It’s painfully obvious to me that people, at one time, got to live in a world where the simple act of turning on the radio, or going to any movie theater, yielded a far greater likelihood of experiencing something good than the people of today experience doing the same stuff.
Money. That’ll do it.
Whether it’s,
A) some particular thing (Auto-Tune, comic book movies) showing corporate executives an opportunity for massive profits, thusly causing said corporations to exploit that thing ad nauseam to the great detriment of prioritizing new/innovative/challenging ideas, or
B) a new/innovative/challenging idea that was funded ultimately yielding significant financial losses for a corporation, thusly causing corporations (the gatekeepers of the masses’ exposure to exciting popular art) to cease any further funding of new/innovative/challenging ideas and thusly reinforcing the purely-commercial motivations described in point A).

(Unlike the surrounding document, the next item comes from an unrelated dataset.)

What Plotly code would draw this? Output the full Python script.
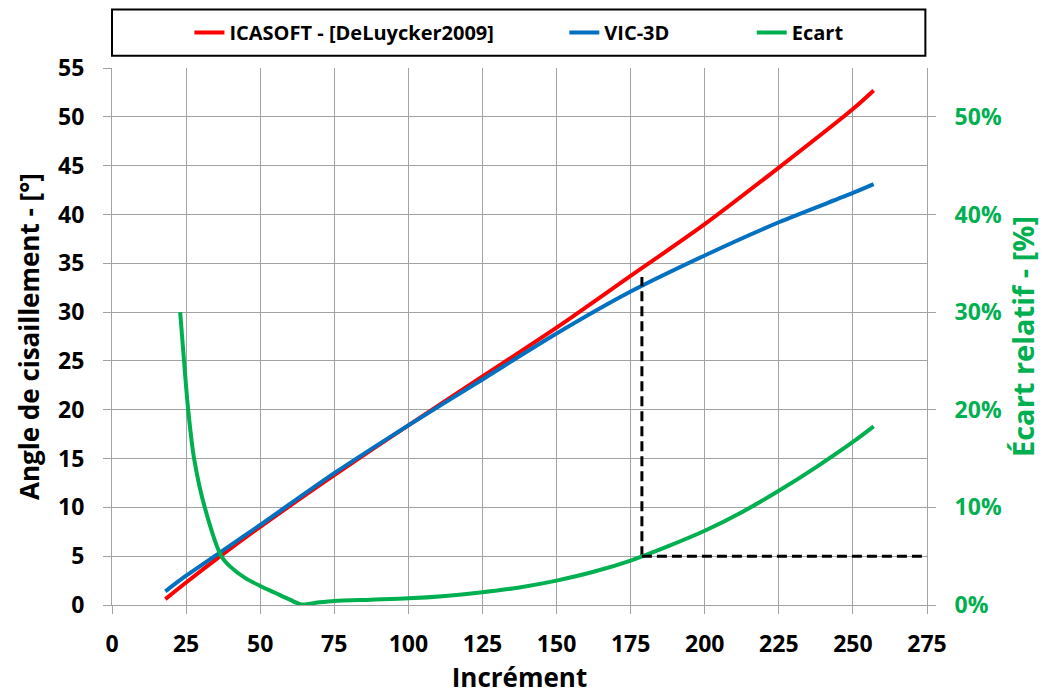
import plotly.graph_objects as go

# Shear angle measured by each method, per increment
inc_icasoft = [18, 25, 37, 50, 75, 100, 125, 150, 175, 200, 225, 250, 257]
angle_icasoft = [0.6, 2.3, 5.1, 8.0, 13.3, 18.4, 23.4, 28.4, 33.7, 39.0, 44.8, 50.8, 52.7]

inc_vic = [18, 25, 37, 50, 75, 100, 125, 150, 175, 200, 225, 250, 257]
angle_vic = [1.4, 3.0, 5.5, 8.2, 13.5, 18.4, 23.1, 27.8, 32.1, 35.8, 39.2, 42.2, 43.1]

# Relative gap between the two methods (fraction)
inc_ecart = [23, 24.3, 25.7, 27.7, 31.3, 36.9, 40, 45, 50, 55, 60, 64, 70, 75, 87.5,
             100, 112.5, 125, 137.5, 150, 162.5, 175, 187.5, 200, 212.5, 225,
             237.5, 250, 257]
ecart = [0.30, 0.25, 0.20, 0.15, 0.10, 0.05, 0.039, 0.0275, 0.0195, 0.0125, 0.0055, 0.0005,
         0.0028, 0.0042, 0.0055, 0.0068, 0.0093, 0.013, 0.018, 0.025, 0.034, 0.0455,
         0.060, 0.076, 0.095, 0.117, 0.141, 0.167, 0.183]

# 5 % threshold and the increment where it is reached
seuil = 0.05
inc_seuil = 178.8
angle_seuil = 33.6
inc_max = 275

series_names = ["ICASOFT - [DeLuycker2009]", "VIC-3D", "Ecart"]
series_colors = ["#FF0000", "#0070C0", "#00B050"]

x_ticks = list(range(0, 276, 25))
y_ticks = list(range(0, 56, 5))
y2_ticks = [0, 0.1, 0.2, 0.3, 0.4, 0.5]

FONT = "Open Sans"
GRID = "#A3A3A3"

fig = go.Figure()

fig.add_trace(go.Scatter(
    x=inc_icasoft, y=angle_icasoft, mode="lines", name=series_names[0],
    line=dict(color=series_colors[0], width=4, shape="spline", smoothing=0.8),
    legend="legend"))
fig.add_trace(go.Scatter(
    x=inc_vic, y=angle_vic, mode="lines", name=series_names[1],
    line=dict(color=series_colors[1], width=4, shape="spline", smoothing=0.8),
    legend="legend2"))
fig.add_trace(go.Scatter(
    x=inc_ecart, y=ecart, mode="lines", name=series_names[2], yaxis="y2",
    line=dict(color=series_colors[2], width=4, shape="spline", smoothing=0.8),
    legend="legend3"))

# Dashed guides marking the 5 % threshold
fig.add_trace(go.Scatter(
    x=[inc_seuil, inc_seuil], y=[seuil * 100, angle_seuil], mode="lines",
    line=dict(color="black", width=3, dash="10px,5px"), showlegend=False))
fig.add_trace(go.Scatter(
    x=[inc_seuil, inc_max], y=[seuil, seuil], mode="lines", yaxis="y2",
    line=dict(color="black", width=3, dash="10px,5px"), showlegend=False))

legend_common = dict(orientation="h", yanchor="middle", y=1.066, xanchor="left",
                     bgcolor="rgba(0,0,0,0)", borderwidth=0,
                     font=dict(family=FONT, size=20, color="black", weight=700),
                     itemwidth=30, tracegroupgap=0)

fig.update_layout(
    width=1055, height=695,
    margin=dict(l=112, r=128, t=68, b=90, autoexpand=False),
    paper_bgcolor="white", plot_bgcolor="white",
    font=dict(family=FONT, color="black"),
    xaxis=dict(
        range=[0, 275], tickvals=x_ticks, showgrid=True, gridcolor=GRID, gridwidth=1,
        showline=True, linecolor=GRID, linewidth=1, ticks="outside", ticklen=8,
        tickcolor=GRID, zeroline=False, ticklabelstandoff=10,
        tickfont=dict(family=FONT, size=23, color="black", weight=700),
        title=dict(text="Incrément", standoff=10,
                   font=dict(family=FONT, size=26, color="black", weight=700)),
    ),
    yaxis=dict(
        range=[0, 55], tickvals=y_ticks, showgrid=True, gridcolor=GRID, gridwidth=1,
        showline=True, linecolor=GRID, linewidth=1, ticks="outside", ticklen=8,
        tickcolor=GRID, zeroline=False, ticklabelstandoff=14,
        tickfont=dict(family=FONT, size=23, color="black", weight=700),
        title=dict(text="Angle de cisaillement - [°]", standoff=10,
                   font=dict(family=FONT, size=26, color="black", weight=700)),
    ),
    yaxis2=dict(
        range=[0, 0.55], tickvals=y2_ticks, tickformat=".0%", overlaying="y", side="right",
        showgrid=False, showline=True, linecolor=GRID, linewidth=1, ticks="outside",
        ticklen=8, tickcolor=GRID, zeroline=False, ticklabelstandoff=14,
        tickfont=dict(family=FONT, size=23, color=series_colors[2], weight=700),
        title=dict(text="Écart relatif - [%]", standoff=12,
                   font=dict(family=FONT, size=29, color=series_colors[2], weight=700)),
    ),
    legend=dict(legend_common, x=0.095),
    legend2=dict(legend_common, x=0.555),
    legend3=dict(legend_common, x=0.785),
    shapes=[dict(type="rect", xref="paper", yref="paper", x0=0, x1=0.998,
                 y0=1.023, y1=1.109, line=dict(color="black", width=2),
                 fillcolor="rgba(0,0,0,0)", layer="above")],
)

fig.write_html("out.html")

I’m fully aware that, in terms of popular music, there were inherent flaws in the system as far as artists were concerned in the past, and that, while streaming provides paltry remuneration for artists today, we are witnessing what may be a very positive change in how artists may gain exposure and commercial viability.
Nonetheless, a gross saturation of incredibly derivative and formulaic work is what defines mainstream popular music and film today, and I think it is obvious that this is of greater dominance in aggregate than ever before.
None of this means that there aren’t awesome artists out there representing the antithesis of everything stated above, merely that “rising to the top” seems to be harder than ever before.